Serge Checkhov (Stelvio Rosi) arrives in an East European town (Skopje in Macedonia is hinted at) for the reading of his uncle’s will. He soon discovers that he is to inherit his uncle’s mansion, much to the annoyance of his cruel and ambitious aunt Nadia (Maria Pia Conte). Something creepy seems to be going on in town at the same time – his cousin is found hanged from a tree in the cemetery; necrophiliac grave-digger Igor (Paul Naschy) starts to act more outlandishly than usual; Aunt Nadia seduces and copulates with young Serge; a doctor residing in the house starts to show off his experiments to reanimate dead animals; and uncle’s corpse occasionally goes missing as if it’s got up and begun walking of its own accord. Gradually, Serge investigates and uncovers a plot that Baron Frankenstein himself would’ve been mighty proud of.

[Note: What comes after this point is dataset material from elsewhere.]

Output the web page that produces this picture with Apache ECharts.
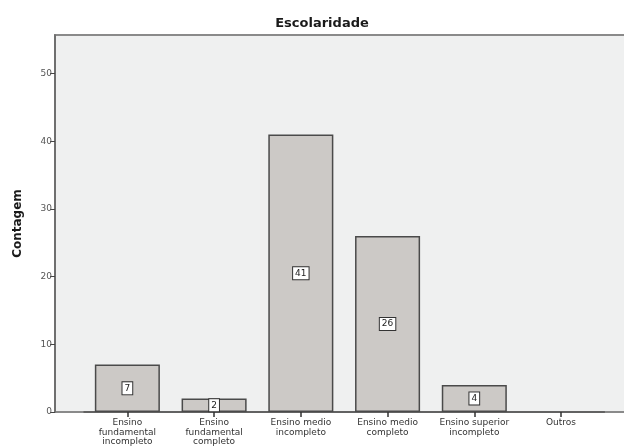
<!DOCTYPE html>
<html>
<head>
<meta charset="utf-8">
<script src="https://cdn.jsdelivr.net/npm/echarts@6/dist/echarts.min.js"></script>
<style>
  html, body { margin: 0; padding: 0; background: #ffffff; }
  #chart { width: 624px; height: 448px; }
</style>
</head>
<body>
<div id="chart"></div>
<script>
// Escolaridade: contagem por nível de ensino
const categories = [
  'Ensino\nfundamental\nincompleto',
  'Ensino\nfundamental\ncompleto',
  'Ensino medio\nincompleto',
  'Ensino medio\ncompleto',
  'Ensino superior\nincompleto',
  'Outros'
];
const counts = [7, 2, 41, 26, 4, 0];
const yTicks = [0, 10, 20, 30, 40, 50];

const FONT = 'DejaVu Sans, Verdana, sans-serif';

// empty categories get no outline and no value box
const barData = counts.map(v => v > 0 ? v : {
  value: v,
  itemStyle: { borderWidth: 0, color: 'rgba(0,0,0,0)' },
  label: { show: false }
});

const chart = echarts.init(document.getElementById('chart'), null, { renderer: 'canvas' });

chart.setOption({
  backgroundColor: '#ffffff',
  animation: false,
  title: {
    text: 'Escolaridade',
    left: 317,
    textAlign: 'center',
    top: 12,
    textStyle: { fontFamily: FONT, fontSize: 13, fontWeight: 'bold', color: '#1a1a1a' }
  },
  // plot frame
  graphic: [{
    type: 'rect',
    z: -10,
    shape: { x: 55, y: 35, width: 575, height: 377 },
    style: { fill: '#eff0f0', stroke: '#8a8a8a', lineWidth: 2 }
  }],
  grid: { left: 84, right: 19.6, top: 35, bottom: 36, containLabel: false },
  xAxis: {
    type: 'category',
    data: categories,
    axisLine: { show: true, lineStyle: { color: '#555', width: 1.5 } },
    axisTick: { show: true, alignWithLabel: true, length: 5, lineStyle: { color: '#333', width: 1.5 } },
    axisLabel: {
      interval: 0,
      margin: 6,
      fontFamily: FONT,
      fontSize: 9,
      lineHeight: 9.5,
      color: '#333'
    },
    splitLine: { show: false }
  },
  yAxis: {
    type: 'value',
    min: 0,
    max: 55.7,
    offset: 29,
    name: 'Contagem',
    nameLocation: 'middle',
    nameRotate: 90,
    nameGap: 31,
    nameTextStyle: { fontFamily: FONT, fontSize: 12, fontWeight: 'bold', color: '#1a1a1a' },
    axisLine: { show: true, lineStyle: { color: '#666', width: 1.5 } },
    axisTick: { show: true, length: 5, customValues: yTicks, lineStyle: { color: '#444' } },
    axisLabel: {
      customValues: yTicks,
      margin: 3,
      fontFamily: FONT,
      fontSize: 9,
      color: '#555'
    },
    splitLine: { show: false }
  },
  series: [{
    type: 'bar',
    data: barData,
    barWidth: '75%',
    itemStyle: { color: '#ccc9c6', borderColor: '#4a4a4a', borderWidth: 1.5 },
    label: {
      show: true,
      position: 'inside',
      fontFamily: FONT,
      fontSize: 9,
      color: '#222',
      backgroundColor: '#ffffff',
      borderColor: '#333',
      borderWidth: 1,
      padding: [2, 2, 1, 2]
    }
  }]
});
</script>
</body>
</html>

Mainly the film is underwhelming. The solution to the mystery is revealed in a phony, heavy-handed scene which resembles the unmasking of the villain in a Scooby Doo cartoon. Sometimes the characters say and do such dumb things that you want to scream in despair. The performances are generally amateurish, and the film is thin on real terror. However, as I’ve indicated already, it escapes total damnation for a couple of reasons. Firstly, Naschy as the necrophiliac grave digger is hilarious and disturbing (at the same time) in all his scenes. Secondly, the location work is quite impressive. And thirdly, for some reason that I’ve never been able to figure out, the preposterous story is actually engrossing in a totally inexplicable way. Beyond The Living Dead – or whatever title you know it by – is undoubtedly a bad film, but at least it’s ENTERTAININGLY bad.